There’s something about a voice that slaps you across the face when you first hear it. Ryan Rickenbach crashes like a wrecking ball into the eardrums. When his voice swings into the opening song, “Bad Man,” particularly when he lilts into his falsetto, he hooks into the part of the brain that stores melodies. That’s the meaty experience of his first full-length record, Sirens. Acoustic guitars buzz the senses, framing his honeyed vocal. And it’s all nestled around heart-torn, well-worn lyrics that seem to crack like thunder. “When you don’t in, you lose / I got so much fucking fight, I do not want to hear your truth tonight,” he crows in “Halleluja Here We Go,” a zipper of a track corkscrewing into the brain.
With its world-weariness, “For You” sees Rickenbach wandering, tumbleweed-like, through a barren landscape. “Many friends I have made along the way that kept good company as days passed away,” he sings, stressing that he’s never been alone, but he wants more. “And though I pray, I have done the same in kind / A heart needs more than just camaraderie beside.” Here, a lonesome guitar accompanies him and perfectly captures the emotional tug-of-war playing inside his chest.
Produced by Cass Dillon, Sirens dots along between funky grooves (“Morphine Heart”) and stories about longing (“Porcelain”), regret (“Fruit Tree,” his most lyrically piercing on the record), and relishing the fleeting nature of a quiet embrace (“Lover Lay”).

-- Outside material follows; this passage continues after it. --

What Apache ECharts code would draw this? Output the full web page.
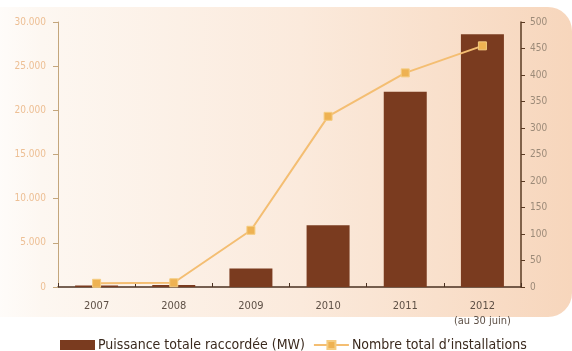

Rickenbach reaches his creative apex with the closing song, “Down in the Country,” barreling along the track. “Down in the country, that’s where I love you,” he sings. “Watching the sun set over the hill / It’s alright now.” Rickenbach seizes the listener with his best vocal to date. He glides over the melody, intricate vocal choices wrestling the emotion to the ground.
Ryan Rickenbach’s Sirens doesn’t just beckon you to the shoreline; it also manages to fully immerse you in a musical storm so rich that it shatters the shelter on craggy rock. From the front-porch jammin’ “Cocaine Blues” to the luminous “In Two” (“You broke me in two / God knows it ain’t easy loving you, but I do,” he admits), the 12-song record drenches in odes of love and loss. It’s not so easy making a record so firmly rooted in love, but Rickenbach makes it damn irresistible.